As a senior leader, one of your most important duties is the creation, communication and caretaking of the company’s vision along with the development of strategies drive this vision. And, if you are like most executives, it is the most neglected.

Rarely, when I am talking with a business owner or senior leader, do they start defining their role as the “caretaker” of the vision. Why? The demands of day-to-day running and leading a business steals the time and energy required to do this higher-level work. What is needed is creating intentional “balcony space”.

Ronald Heifetz, Director of the Leadership Education Project at the John F. Kennedy School of Government, Harvard University, coined the phrase “balcony space.” Consider being in crowded dance floor, busy lecture hall, a room where you can only see your immediate surroundings. The “balcony” is that place where you can escape the busy, noisy, crowded room and move to obtain a better view of the entire setting, gaining a panoramic perspective.

This perspective, where you see the whole landscape, past, present, and future, is essential for visionary and strategic thinking. It is nearly impossible to think about the big picture when you’re engulfed in a sea of immediate issues that are constantly banging on your door, demanding your attention.

How do you create “balcony space”? Here are five simple tips to help you step out of your hurried, demanding environment.

1. Schedule a balcony day. If you expect a day when “things will be quieter” you are mistaken.
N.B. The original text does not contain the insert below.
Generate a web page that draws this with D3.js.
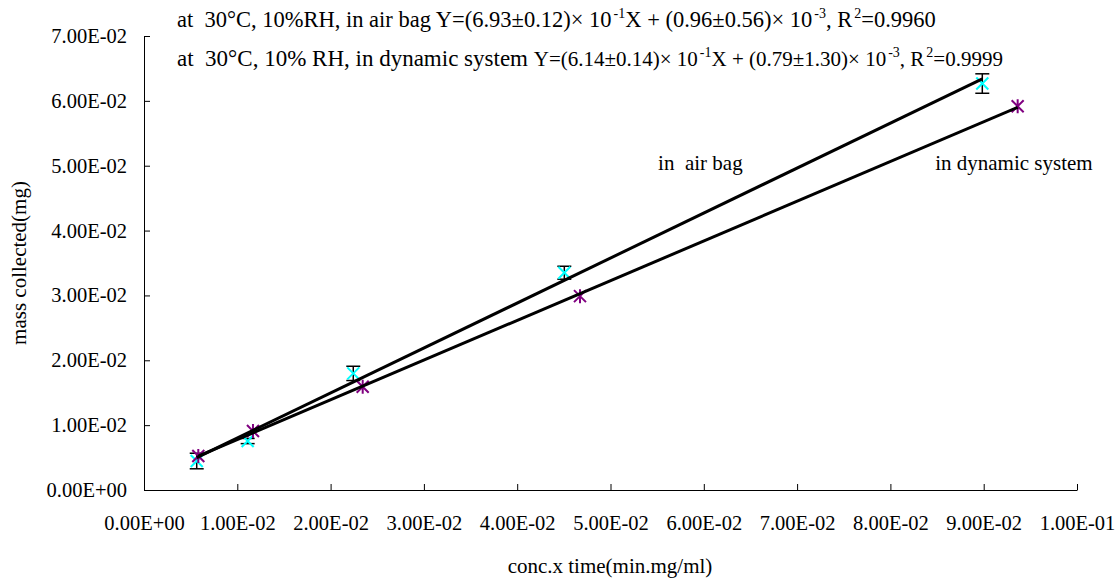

These days don’t just “show up”. Put “balcony space” on your calendar. Commit to at least a half-day -- ideally, a whole day should be set aside. You schedule this at least four times a year. Treat this appointment as if you were meeting with your most important client. Nothing less than a tragedy should drag you away from this commitment. These have to be your most important meetings a year!

2. Don’t go alone. Ask another leader or your entire leadership team to go to the balcony with you. If you don’t have another leader or a leadership team, invite a trusted colleague. You’ll be more focused and creative. Also, you will be able to talk through ideas and strategies.

3. Clear your plate. There are others in your organization that can handle the regular activities and even unexpected emergencies during your balcony day. Treat this day the same you would if you went to a conference, had an all-day client meeting, or, even, a vacation day. Delegate or delay work but DO NOT bring it with you. Do not go to the office before you start your “balcony space” to see how things are going.

4. Expect a plan. Your balcony day should either set or reestablish the vision for the company and establish key priorities and strategies. You should expect to walk away with a message to communicate to the organization. A clear vision, specific strategies, and key performance indicators as well as an action plan for making things happen.

5. Don’t feel guilty. Some people feel they have abandoned their duties to the organization. They skipped the “real work” and went on a “boondoggle”. Do not apologize – to your team or yourself – this is the most important part of your job!!!

If you don’t go to the balcony, who will?